When a customer reports a missed notification, we can query the full lifecycle in groundcover's UI with gcQL:

issue.fingerprint:2823f61ada06aa1c | fields _time, span_name, attributes
notification.duration_ms > 5000 | fields notification.provider, workflow.id
span_name:record_dropped_signals | fields _time, workflow.id, issue.fingerprint, attributes

That gives us one place to see the ClickHouse scan, route match, Temporal Signal dispatch, state machine decision, provider API call, and PostgreSQL record write. Dropped Signals are recorded with structured attributes, so staleness, deduplication, and rate-limit drops are inspectable instead of disappearing into logs.

For ad-hoc Workflow history inspection, we use the Temporal CLI rather than deploying the Web UI. In practice, gcQL-based trace analysis is usually faster and more expressive for debugging notification issues, with Workflow history available as the fallback.

What we learned#

This was our first production use of Temporal at groundcover. A few lessons were clear.

Determinism takes practice. Workflow code cannot call time.Now(), iterate over maps when order matters, or make network calls directly. We wrote those rules down early, and they became normal team habits.
Continue-as-New should be part of the initial design. Long-running Workflows accumulate event history. Decide up front what state must cross the Continue-as-New boundary and structure inputs around it.
Versioning was easier than expected. workflow.GetVersion() let us ship suppression bypass, staleness checks, and a resolve-only path without draining in-flight Workflows.
The Visibility API is worth exploring.

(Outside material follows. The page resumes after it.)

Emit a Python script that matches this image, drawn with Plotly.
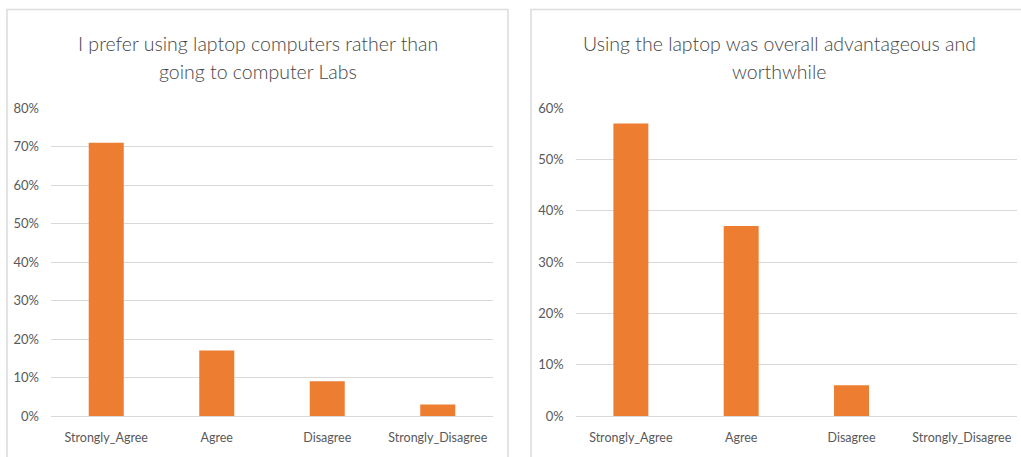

We did not start with CountWorkflow as our backpressure plan, but it turned out to be the simplest way to keep intake tied to current Workflow load.

Most importantly, Temporal let us avoid building durable orchestration infrastructure ourselves. Replacing the old notification backend meant we needed state management, retries, crash recovery, ordering, backpressure, and enough visibility to debug customer issues. Temporal gave us the foundation, so we could spend our time on groundcover-specific logic: routing, deduplication, provider behavior, and the operating tools around alert delivery.

This is our first use of Temporal at groundcover inside our BYOC offering. Additional use cases are already planned, and we expect delivery times to decrease further as the team grows more acquainted with Temporal’s primitives and patterns.